Comments

NoTurning wrote on 9/10/2008, 8:40 AM
Well first off... louder is not better and any mastering engineer will tell you - you loose quality with volume. The nuances and details of your song is lost.

Unfortunately today's trend is to get as loud as possible which requires a compressor. More compression flattens the song to remove the peaks and consequently removes the dynamics of a song.
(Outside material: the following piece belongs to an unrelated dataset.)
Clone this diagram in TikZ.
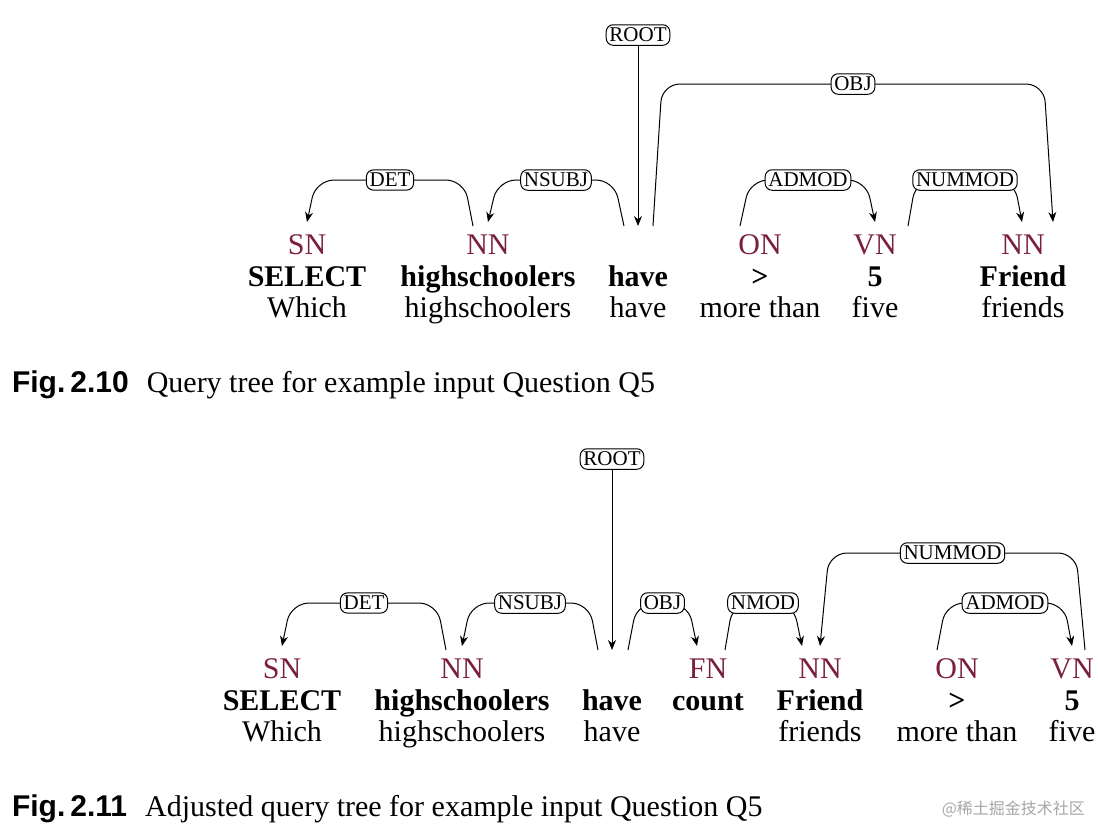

Clipping is only your concern when recording and that depends on your mic and equipment. You'll know it when you hear it. In mastering you're worried about distortion; that point at which the audio is being destroyed. We'll call it clipping for now to help explain:

The clipping can be all but eliminated even above 0db with proper compression. 0db was the limit that analog tape could withstand cleanly. Today 0db is the limit at which digital audio distorts. Most songs can peak at 2 or 4 without clipping. Most studios work at -4 db; mix the song and the Mastering Engineer then compresses the song into a flat shadow of itself to reduce the peaks and bring the whole song up to above 0. Mastering Engineers do not like to do this. They are audio geniuses with well trained ears being forced to reduce audio quality.

Only you can tell for sure what your limit is - depending on recording quality, mixing and etc. Play your music back in several different devices including your monitors, your home stereo, your car and your ipod. Also compare it to some reference material like your favorite CD.

Just remember that you loose a lot of your song the louder you go. Be sure to post your music here for us to listen to.